**Brief**
Give the count of lines holding the string "draw" and nothing else.

**Available records**

- - -

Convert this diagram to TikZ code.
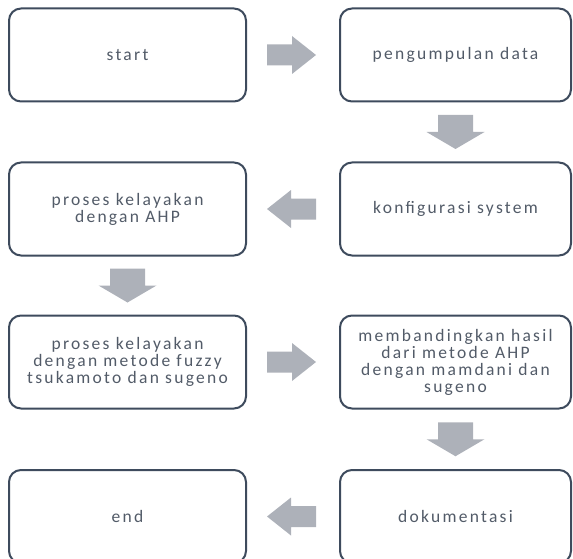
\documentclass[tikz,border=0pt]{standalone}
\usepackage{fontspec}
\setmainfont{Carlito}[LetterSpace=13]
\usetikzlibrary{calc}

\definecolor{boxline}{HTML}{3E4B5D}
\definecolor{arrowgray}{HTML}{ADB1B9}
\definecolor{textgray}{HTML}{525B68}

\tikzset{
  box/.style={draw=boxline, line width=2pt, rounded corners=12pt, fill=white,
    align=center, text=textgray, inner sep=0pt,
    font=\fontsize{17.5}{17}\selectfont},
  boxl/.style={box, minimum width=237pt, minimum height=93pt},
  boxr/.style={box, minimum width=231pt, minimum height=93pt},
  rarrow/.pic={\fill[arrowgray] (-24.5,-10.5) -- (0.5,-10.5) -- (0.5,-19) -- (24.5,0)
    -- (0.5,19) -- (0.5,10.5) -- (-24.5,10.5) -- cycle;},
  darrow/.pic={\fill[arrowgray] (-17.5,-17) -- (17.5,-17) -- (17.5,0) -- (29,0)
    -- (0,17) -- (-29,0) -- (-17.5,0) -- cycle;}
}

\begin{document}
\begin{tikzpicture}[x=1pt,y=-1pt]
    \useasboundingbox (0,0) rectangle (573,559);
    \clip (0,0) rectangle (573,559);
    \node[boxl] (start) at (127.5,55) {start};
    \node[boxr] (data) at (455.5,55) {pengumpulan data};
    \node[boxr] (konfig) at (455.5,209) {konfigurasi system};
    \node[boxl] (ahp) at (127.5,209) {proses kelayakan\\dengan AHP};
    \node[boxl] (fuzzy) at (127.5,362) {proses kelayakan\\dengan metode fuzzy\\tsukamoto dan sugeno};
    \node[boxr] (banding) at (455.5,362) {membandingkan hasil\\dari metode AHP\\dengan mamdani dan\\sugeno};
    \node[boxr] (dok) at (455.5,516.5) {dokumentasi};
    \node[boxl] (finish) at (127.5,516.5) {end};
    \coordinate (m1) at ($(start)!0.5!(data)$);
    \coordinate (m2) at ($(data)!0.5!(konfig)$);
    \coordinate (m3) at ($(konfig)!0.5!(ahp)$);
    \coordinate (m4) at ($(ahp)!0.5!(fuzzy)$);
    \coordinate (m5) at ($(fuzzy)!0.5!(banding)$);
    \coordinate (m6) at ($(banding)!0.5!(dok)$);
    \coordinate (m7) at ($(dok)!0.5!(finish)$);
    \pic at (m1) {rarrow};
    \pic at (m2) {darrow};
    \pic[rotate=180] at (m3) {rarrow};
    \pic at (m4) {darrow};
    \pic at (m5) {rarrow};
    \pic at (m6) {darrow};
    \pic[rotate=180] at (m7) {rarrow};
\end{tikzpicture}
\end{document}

- - -

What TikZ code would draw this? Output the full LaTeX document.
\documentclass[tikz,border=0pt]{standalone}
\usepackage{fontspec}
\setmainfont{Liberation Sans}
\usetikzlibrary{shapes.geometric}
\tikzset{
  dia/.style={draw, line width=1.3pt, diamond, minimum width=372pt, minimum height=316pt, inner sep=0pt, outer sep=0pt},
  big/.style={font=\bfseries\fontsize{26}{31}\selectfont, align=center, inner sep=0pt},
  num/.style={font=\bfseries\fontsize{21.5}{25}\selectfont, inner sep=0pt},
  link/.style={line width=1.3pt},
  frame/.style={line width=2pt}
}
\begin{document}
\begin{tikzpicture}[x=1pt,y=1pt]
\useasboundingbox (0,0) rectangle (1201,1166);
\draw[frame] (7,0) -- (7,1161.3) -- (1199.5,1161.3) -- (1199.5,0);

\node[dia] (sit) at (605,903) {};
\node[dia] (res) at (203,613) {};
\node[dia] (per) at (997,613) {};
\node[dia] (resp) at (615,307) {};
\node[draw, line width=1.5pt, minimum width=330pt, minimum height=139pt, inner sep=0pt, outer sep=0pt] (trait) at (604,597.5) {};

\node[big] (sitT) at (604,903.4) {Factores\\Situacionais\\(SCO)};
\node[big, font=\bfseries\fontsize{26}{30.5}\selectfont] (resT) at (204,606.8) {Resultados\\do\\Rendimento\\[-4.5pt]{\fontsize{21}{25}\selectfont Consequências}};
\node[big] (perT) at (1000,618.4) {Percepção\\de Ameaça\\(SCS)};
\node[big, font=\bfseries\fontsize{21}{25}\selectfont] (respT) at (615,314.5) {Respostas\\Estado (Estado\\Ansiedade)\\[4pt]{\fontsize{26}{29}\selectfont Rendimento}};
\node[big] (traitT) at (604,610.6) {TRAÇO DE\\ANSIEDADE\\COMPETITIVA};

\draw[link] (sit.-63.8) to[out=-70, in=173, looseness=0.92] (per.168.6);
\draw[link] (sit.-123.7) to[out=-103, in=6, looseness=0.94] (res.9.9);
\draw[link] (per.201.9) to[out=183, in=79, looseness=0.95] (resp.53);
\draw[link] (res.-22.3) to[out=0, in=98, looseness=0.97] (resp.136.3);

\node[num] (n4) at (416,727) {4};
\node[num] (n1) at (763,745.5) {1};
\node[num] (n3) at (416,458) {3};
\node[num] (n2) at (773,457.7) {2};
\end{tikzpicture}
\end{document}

- - -

**Written solution**
9